WORK INSTRUCTIONS:
Print, word for word, the opening line of the data below and every line after it through the line that contains "const q2Values = [51, 23, 26];", but not the pictures.
===== MATERIAL PROVIDED
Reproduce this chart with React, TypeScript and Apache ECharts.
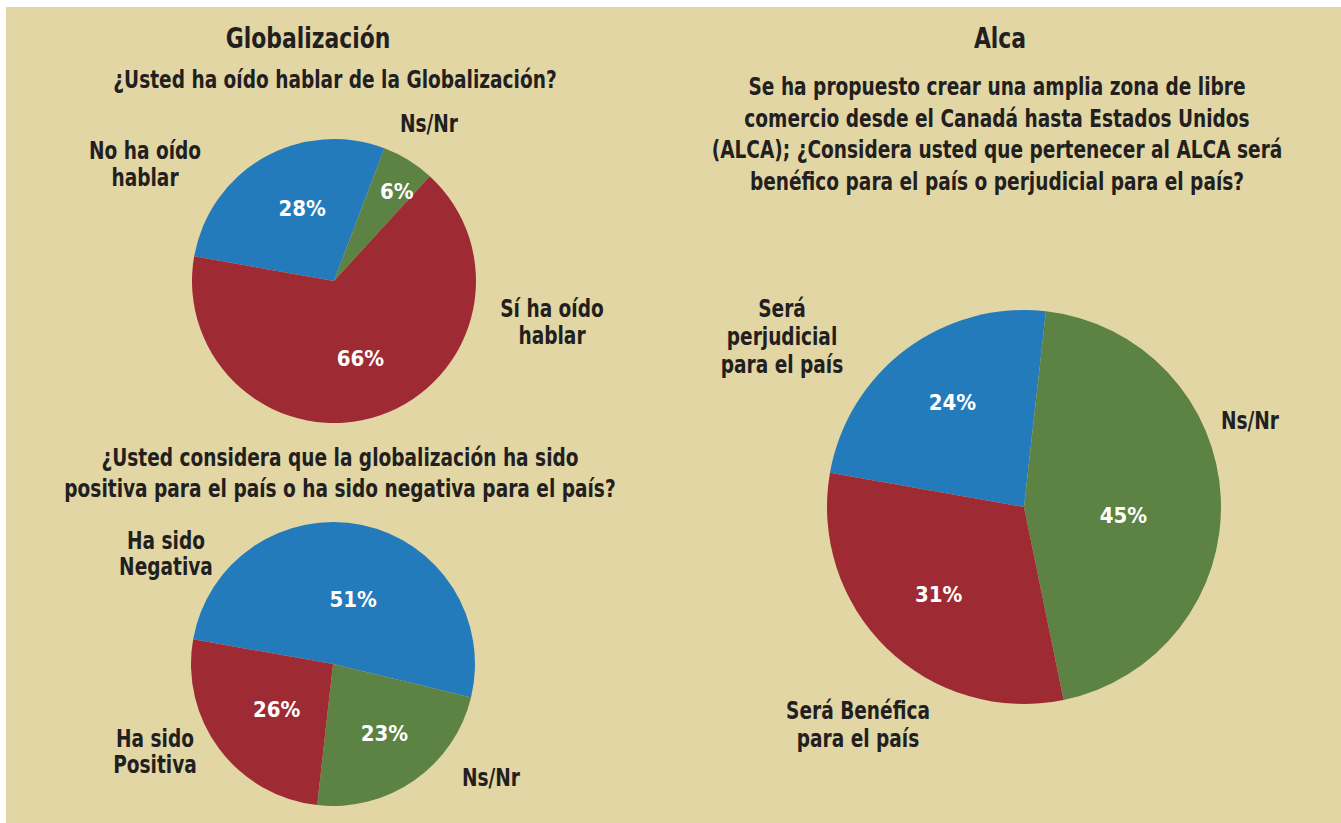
import React, { useEffect, useRef } from "react";
import * as echarts from "echarts";

// ---- data ----
const q1Names = ["No ha oído\nhablar", "Ns/Nr", "Sí ha oído\nhablar"];
const q1Values = [28, 6, 66];

const q2Names = ["Ha sido\nNegativa", "Ns/Nr", "Ha sido\nPositiva"];
const q2Values = [51, 23, 26];

const q3Names = ["Será\nperjudicial\npara el país", "Ns/Nr", "Será Benéfica\npara el país"];
const q3Values = [24, 45, 31];

const sliceColors = ["#247bbb", "#5c8244", "#9e2b34"];

const title1 = "Globalización";
const question1 = "¿Usted ha oído hablar de la Globalización?";
const question2 = "¿Usted considera que la globalización ha sido\npositiva para el país o ha sido negativa para el país?";
const title2 = "Alca";
const question3 =
  "Se ha propuesto crear una amplia zona de libre\ncomercio desde el Canadá hasta Estados Unidos\n(ALCA); ¿Considera usted que pertenecer al ALCA será\nbenéfico para el país o perjudicial para el país?";

const FONT = "'DejaVu Sans Condensed', 'DejaVu Sans', sans-serif";
const INK = "#231f20";
const OX = 6;
const OY = 7;
const SQUEEZE = 0.86;

type PieSpec = {
  names: string[];
  values: number[];
  cx: number;
  cy: number;
  r: number;
  pctRadius: number[]; // label distance as fraction of radius
  pctNudge: [number, number][];
  namePos: [number, number][];
  lineHeight: number;
};

const START = 170;

const pies: PieSpec[] = [
  {
    names: q1Names,
    values: q1Values,
    cx: 334,
    cy: 281,
    r: 142,
    pctRadius: [0.56, 0.77, 0.58],
    pctNudge: [
      [9, -1],
      [4, 6],
      [-1, -3],
    ],
    namePos: [
      [145, 164],
      [429, 123],
      [552, 322],
    ],
    lineHeight: 27,
  },
  {
    names: q2Names,
    values: q2Values,
    cx: 333,
    cy: 664,
    r: 142,
    pctRadius: [0.47, 0.61, 0.51],
    pctNudge: [
      [6, 4],
      [0, -4],
      [4, 0],
    ],
    namePos: [
      [166, 553],
      [491, 777],
      [155, 751],
    ],
    lineHeight: 26,
  },
  {
    names: q3Names,
    values: q3Values,
    cx: 1024,
    cy: 507,
    r: 197,
    pctRadius: [0.65, 0.5, 0.62],
    pctNudge: [
      [7, 0],
      [-2, 13],
      [2, -2],
    ],
    namePos: [
      [782, 336],
      [1250, 420],
      [858, 724],
    ],
    lineHeight: 28,
  },
];

function labelOffset(spec: PieSpec, idx: number) {
  const total = spec.values.reduce((a, b) => a + b, 0);
  let cum = 0;
  for (let i = 0; i < idx; i++) cum += spec.values[i];
  const startCw = 90 - START;
  const mid = ((startCw + ((cum + spec.values[idx] / 2) / total) * 360) * Math.PI) / 180;
  const dirx = Math.sin(mid);
  const diry = -Math.cos(mid);
  const k = (spec.pctRadius[idx] - 0.5) * spec.r;
  return { dx: k * dirx + spec.pctNudge[idx][0], dy: k * diry + spec.pctNudge[idx][1] };
}

function textEl(text: string, x: number, y: number, size: number, lineHeight: number, sx: number) {
  return {
    type: "text",
    x: x - OX,
    y: y - OY,
    scaleX: sx,
    style: {
      text,
      fill: INK,
      fontSize: size,
      fontWeight: "bold",
      fontFamily: FONT,
      align: "center",
      verticalAlign: "middle",
      lineHeight,
    },
    silent: true,
  };
}

export default function App() {
  const ref = useRef<HTMLDivElement>(null);

  useEffect(() => {
    if (!ref.current) return;
    const chart = echarts.init(ref.current, undefined, { renderer: "svg" });

    const series = pies.map((spec, si) => ({
      type: "pie",
      name: "pie" + si,
      center: [spec.cx - OX, spec.cy - OY],
      radius: spec.r,
      startAngle: START,
      clockwise: true,
      avoidLabelOverlap: false,
      silent: true,
      itemStyle: { borderWidth: 0 },
      label: {
        show: true,
        position: "inside",
        formatter: "{c}%",
        color: "#ffffff",
        fontSize: 22,
        fontWeight: "bold",
        fontFamily: FONT,
      },
      labelLine: { show: false },
      labelLayout: (params: any) => labelOffset(spec, params.dataIndex),
      data: spec.values.map((v, i) => ({
        name: spec.names[i],
        value: v,
        itemStyle: { color: sliceColors[i] },
      })),
    }));

    const nameTexts: any[] = [];
    pies.forEach((spec) => {
      spec.names.forEach((n, i) => {
        nameTexts.push(textEl(n, spec.namePos[i][0], spec.namePos[i][1], 24, spec.lineHeight, SQUEEZE));
      });
    });

    chart.setOption({
      animation: false,
      backgroundColor: "#e1d6a4",
      graphic: [
        textEl(title1, 308, 38, 29, 32, 0.84),
        textEl(question1, 335, 79, 24, 28, SQUEEZE),
        textEl(question2, 340, 473, 24, 31, SQUEEZE),
        textEl(title2, 1000, 38, 29, 32, 0.84),
        textEl(question3, 997, 134, 24, 31.7, SQUEEZE),
        ...nameTexts,
      ],
      series,
    });

    return () => chart.dispose();
  }, []);

  return (
    <div
      style={{
        position: "absolute",
        left: 0,
        top: 0,
        width: 1341,
        height: 823,
        background: "#ffffff",
      }}
    >
      <div
        ref={ref}
        style={{ position: "absolute", left: OX, top: OY, width: 1341 - OX, height: 823 - OY }}
      />
    </div>
  );
}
==========
THE SOLUTION:
Reproduce this chart with React, TypeScript and Apache ECharts.
import React, { useEffect, useRef } from "react";
import * as echarts from "echarts";

// ---- data ----
const q1Names = ["No ha oído\nhablar", "Ns/Nr", "Sí ha oído\nhablar"];
const q1Values = [28, 6, 66];

const q2Names = ["Ha sido\nNegativa", "Ns/Nr", "Ha sido\nPositiva"];
const q2Values = [51, 23, 26];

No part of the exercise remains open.